Merkitsevyyden merkitys, tilastolliset rutiinit sekä metodologiset ja kognitiiviset harhat
Keywords:
p-value, confidence interval, compatibility, biasesAbstract
Testing of statistical null hypotheses, abundant reporting of p-values, mechanical sorting of results into statistically "significant" and "non-significant", and starring based on threshold values (such as 0.05) are popular rituals in research reports in health sciences as well as in many other fields. Testing involves methodological background assumptions that affect the validity of the conclusions, but which are inadequately taken into account by researchers when analyzing their data and interpreting their results. The background assumptions concern both the statistical models used in the analysis and the setup of data collection, and they must be sufficiently fulfilled so that the nominal properties of the statistical quantities are valid.
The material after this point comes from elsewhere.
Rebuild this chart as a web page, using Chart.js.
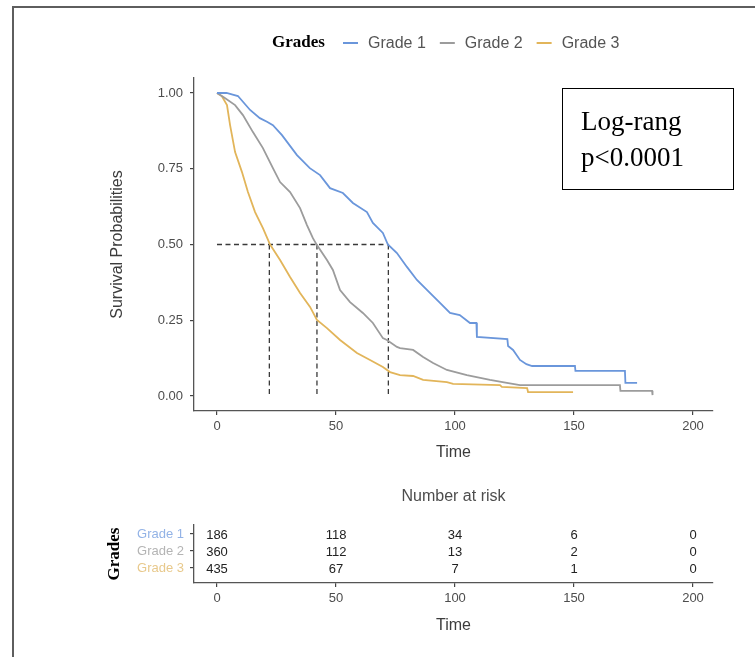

However, the realism of the assumptions often remains questionable. In addition, the analysis and valid interpretation of the results are mingled by misconceptions related to p-values and confidence intervals and other cognitive biases. Testing is often excessive and unnecessary, sometimes even impeding the progress of science. Misinterpretations sometimes lead to serious consequences. The increased reporting of confidence intervals has only partially improved the situation, because they are also misused and misinterpreted. The problems have certain historical and institutional reasons, wrong incentives, deficiencies in the methodological training of researchers and especially the often quite superficial application of statistical methods in relation to the research object and context. Representatives of mainstream statistics have for a long time brought up these problems in various forums, and presented their recommendations for appropriate practices of statistical analysis and reporting of results. The article reviews the international discussion on the topic, offers complementary perspectives to usual textbook presentations on the nature of p-values and confidence intervals, and on more thoughtful use and nuanced interpretations of them, and also surveys the use of testing and p-values in recent issues of this journal.